Question

Calculate the \( \Delta G^\circ \) and \( \log K_c \) for the following cell reaction:
\(\text{Fe (s)} + \text{Ag}^+ (aq) \rightleftharpoons \text{Fe}^{2+} (aq) + \text{Ag (s)}\)
Given: \( E^\circ_{\text{Fe}^{2+}/\text{Fe}} = -0.44 \, \text{V}, E^\circ_{\text{Ag}^+/ \text{Ag}} = +0.80 \, \text{V} \)
\( 1 F = 96500 \, \text{C mol}^{-1} \)

Hint:

The Nernst equation can help relate the cell potential to equilibrium constants.
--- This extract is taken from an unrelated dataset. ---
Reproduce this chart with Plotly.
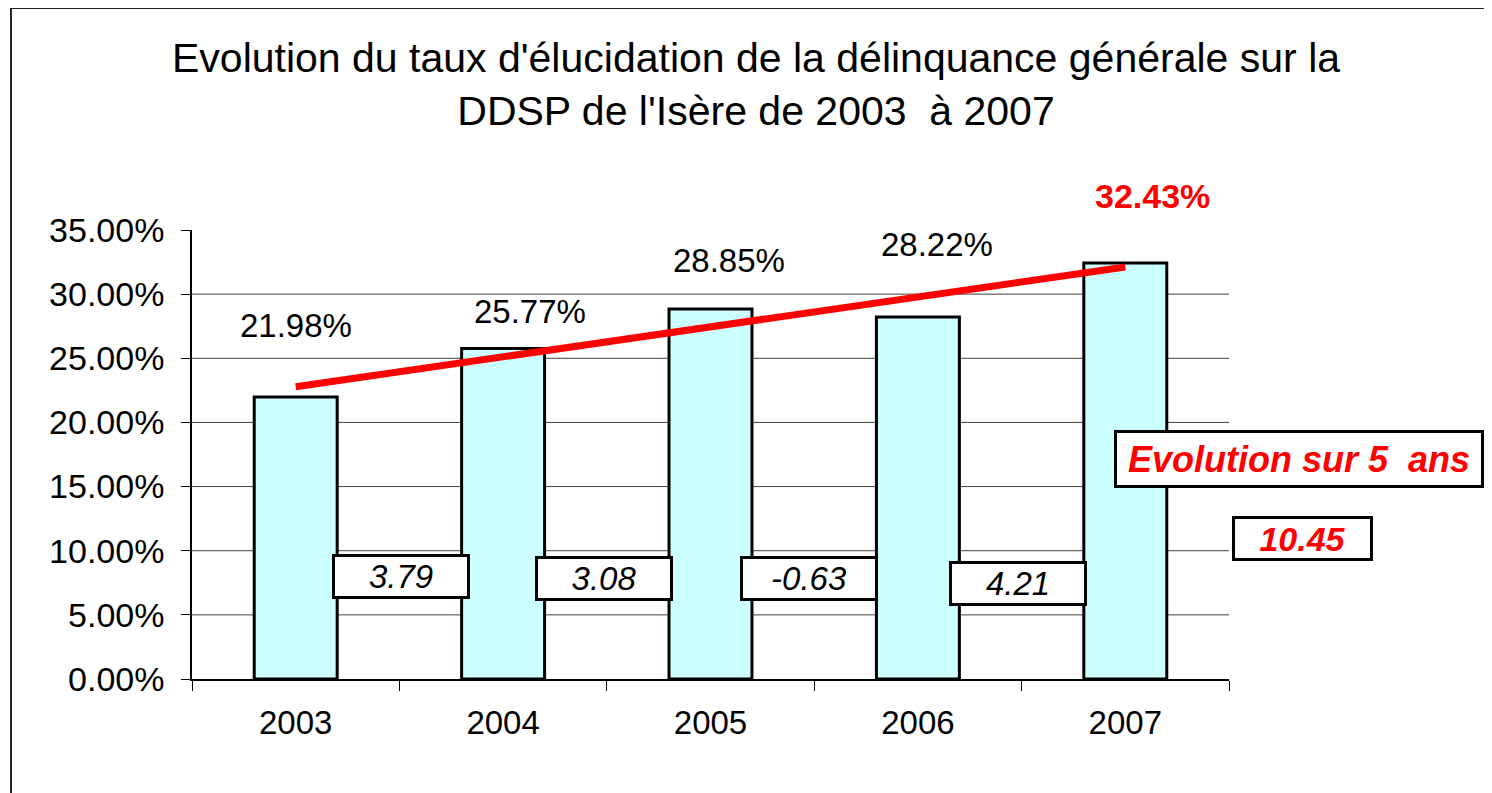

A more positive standard electrode potential indicates a more spontaneous reaction.

Answer 1

First, calculate the standard cell potential (\( E^\circ_{\text{cell}} \)): \[ E^\circ_{\text{cell}} = E^\circ_{\text{cathode}} - E^\circ_{\text{anode}} = 0.80 - (-0.44) = 1.24 \, \text{V} \] Next, calculate \( \Delta G^\circ \) using the equation: \[ \Delta G^\circ = -nFE^\circ_{\text{cell}} \] Since the number of electrons transferred \( n = 2 \): \[ \Delta G^\circ = -2 \times 96500 \times 1.24 = -239,360 \, \text{J/mol} = -239.36 \, \text{kJ/mol} \] Now, calculate \( \log K_c \) using the relationship: \[ \Delta G^\circ = -RT \ln K_c \] At 25°C,  R = 8.314 , \(\text{J/mol.K}\), T = 298 ,\(\text{K}\) : \[ -239,360 = -(8.314)(298) \ln K_c \] Solving for \( \ln K_c \): \[ \ln K_c = \frac{239,360}{(8.314)(298)} = 96.5 \] Therefore: \[ K_c = e^{96.5} \quad \Rightarrow \quad \log K_c = 96.5 \, \text{(approx.)} \] Thus, \( \Delta G^\circ = -239.36 \, \text{kJ/mol} \) and \( \log K_c = 96.5 \).